Saturday, February 16, 2013

How big was the Chelyabinsk meteor?

There is a huge discrepancy in reports of the size of the Chelyabinsk meteor.  Some apparently reliable sources put it at 10-30 tons, while others have it at 7,000-10,000 tons.  This is an enormous discrepancy.  Can we figure out which one is correct?

All accounts agree that the speed of the meteor was 30,000-40,000 miles per hour, which is pretty much the going rate for meteors.  That works out to about 15,000 meters per second.  The kinetic energy of a moving object is 1/2 times the mass times the velocity squared.  For this rough calculation we can ignore the 1/2 (we're looking at a two-order-of-magnitude discrepancy here).  So a ten ton (10,000 kg) meteor moving at 15,000 m/s has an energy of about 10^12 Joules.  That's less than one kiloton of TNT, not nearly enough to cause the kind of widespread damage that was reported.

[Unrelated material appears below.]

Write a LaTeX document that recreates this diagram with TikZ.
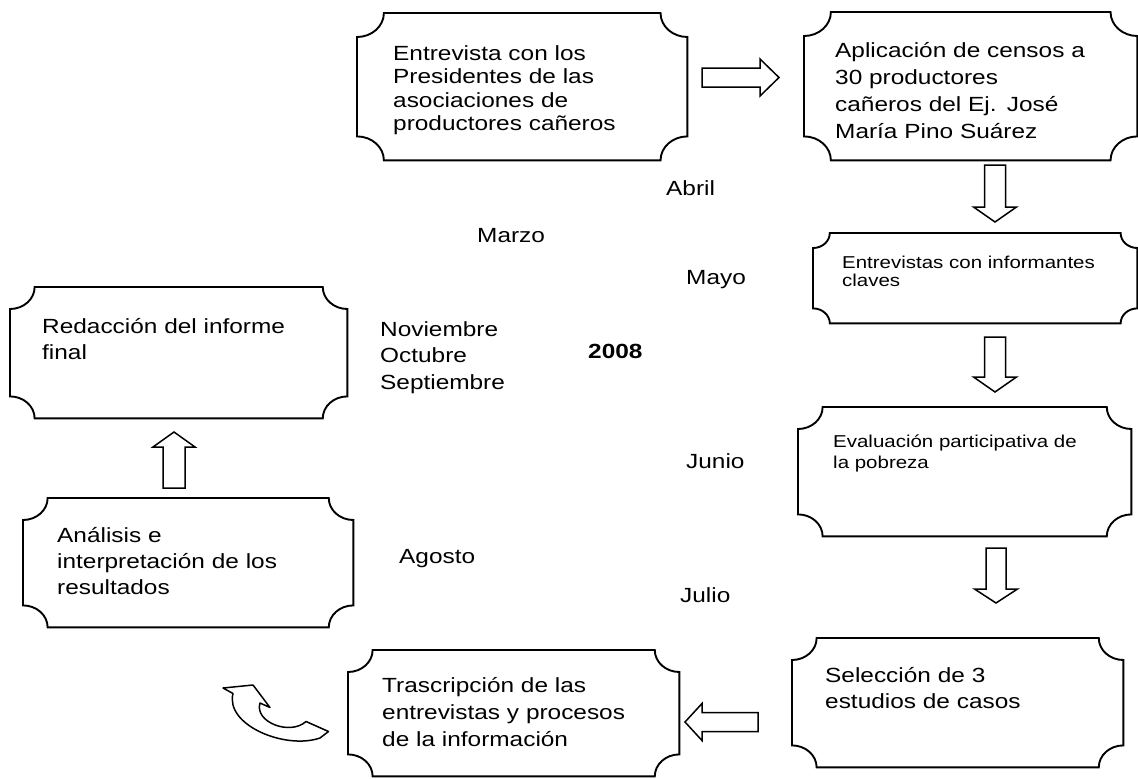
\documentclass[tikz,border=0pt]{standalone}
\usepackage{fontspec}
\setmainfont{Liberation Sans}[FakeStretch=1.19]

% plaque outline round a named node, #1 = corner radius
\newcommand{\plaque}[2][22]{%
  \pgfmathsetmacro{\plqy}{#1}%
  \pgfmathsetmacro{\plqx}{1.12*#1}%
  \draw[line width=1.9pt]
    ([xshift=\plqx pt]#2.north west) -- ([xshift=-\plqx pt]#2.north east)
    arc[start angle=180,end angle=270,x radius=\plqx pt,y radius=\plqy pt]
    -- ([yshift=\plqy pt]#2.south east)
    arc[start angle=90,end angle=180,x radius=\plqx pt,y radius=\plqy pt]
    -- ([xshift=\plqx pt]#2.south west)
    arc[start angle=0,end angle=90,x radius=\plqx pt,y radius=\plqy pt]
    -- ([yshift=-\plqy pt]#2.north west)
    arc[start angle=270,end angle=360,x radius=\plqx pt,y radius=\plqy pt]
    -- cycle;}

\begin{document}
\begin{tikzpicture}[x=1pt,y=-1pt,
    big/.style={font=\fontsize{20.5}{26}\selectfont},
    small/.style={font=\fontsize{17.2}{20}\selectfont},
    stage/.style={anchor=north west,align=left,inner ysep=0pt},
    month/.style={anchor=base west,inner sep=0pt,big},
    pics/blockarrow/.style n args={4}{code={
      \draw[line width=1.5pt] (0,-#2) -- (#1-#4,-#2) -- (#1-#4,-#3) -- (#1,0)
        -- (#1-#4,#3) -- (#1-#4,#2) -- (0,#2) -- cycle;}}]
  \useasboundingbox (0,0) rectangle (1138,779);

  % steps
  \node[stage,big,inner xsep=36pt,text width=258pt,text height=47pt,text depth=100pt,
    font=\fontsize{20.5}{23.5}\selectfont] (pres) at (357,13)
    {Entrevista con los\\Presidentes de las\\asociaciones de\\productores cañeros};
  \node[stage,big,inner xsep=31pt,text width=271pt,text height=45pt,text depth=103pt,
    font=\fontsize{20.5}{27}\selectfont] (censo) at (804,12)
    {Aplicación de censos a\\30 productores\\cañeros del Ej. José\\María Pino Suárez};
  \node[stage,small,inner xsep=29pt,text width=266pt,text height=35pt,text depth=55pt,
    font=\fontsize{17.2}{18.5}\selectfont] (infor) at (813,233)
    {Entrevistas con informantes\\claves};
  \node[stage,small,inner xsep=35pt,text width=263pt,text height=40pt,text depth=89pt,
    font=\fontsize{17.2}{21}\selectfont] (eval) at (798,407)
    {Evaluación participativa de\\la pobreza};
  \node[stage,big,inner xsep=33pt,text width=265pt,text height=44pt,text depth=85pt]
    (selec) at (792,638) {Selección de 3\\estudios de casos};
  \node[stage,big,inner xsep=34pt,text width=263pt,text height=42pt,text depth=84pt,
    font=\fontsize{20.5}{27}\selectfont] (trans) at (348,650)
    {Trascripción de las\\entrevistas y procesos\\de la información};
  \node[stage,big,inner xsep=34pt,text width=262pt,text height=44pt,text depth=85pt]
    (anali) at (23,498) {Análisis e\\interpretación de los\\resultados};
  \node[stage,big,inner xsep=32pt,text width=273pt,text height=46pt,text depth=85pt]
    (redac) at (10,287) {Redacción del informe\\final};

  \foreach \n/\rad in {pres/24,censo/24,infor/15,eval/22,selec/22,trans/22,anali/22,redac/22}
    {\plaque[\rad]{\n}}

  % months
  \node[month] (abril) at (666,195) {Abril};
  \node[month] (marzo) at (477,242) {Marzo};
  \node[month] (mayo) at (686,284) {Mayo};
  \foreach \m [count=\i] in {Noviembre,Octubre,Septiembre}
    { \node[month] (mes\i) at (380,{336+26.7*(\i-1)}) {\m}; }
  \node[month,font=\bfseries\fontsize{20.5}{26}\selectfont] (anio) at (588,358) {2008};
  \node[month] (junio) at (686,468) {Junio};
  \node[month] (agosto) at (399,563) {Agosto};
  \node[month] (julio) at (680,602) {Julio};

  % block arrows
  \pic at (702,77.5) {blockarrow={77}{9.5}{18.5}{19}};
  \pic[rotate=-90] at (995,165) {blockarrow={57}{10.5}{21.5}{15}};
  \pic[rotate=-90] at (995,337) {blockarrow={55}{10.5}{21.5}{15}};
  \pic[rotate=-90] at (996,548) {blockarrow={55}{10}{21.5}{14}};
  \pic[rotate=180] at (758,722) {blockarrow={73}{9.5}{18.5}{17}};
  \pic[rotate=90] at (174,488) {blockarrow={56}{11}{21}{15}};

  % curved arrow
  \draw[line width=1.5pt,line join=round] (223,688) -- (253,685) -- (270,707.5) -- (260,703)
    .. controls (254,722) and (290,736) .. (306,721.5)
    -- (328.5,731.5) -- (320,738)
    .. controls (285,750) and (225,725) .. (233,693.5)
    -- cycle;
\end{tikzpicture}
\end{document}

So the 7000-10,000 ton figure is almost certainly the correct one.

2 comments:

ThosEM said...

This has been bugging me too. WTH!?

ThosEM said...

The official NASA pages show the larger number, 7-10,000 tonnes, and 56 m in diameter. This is the size threshold for a "heavy cruiser", according to wikipedia. So it was the size of big ship!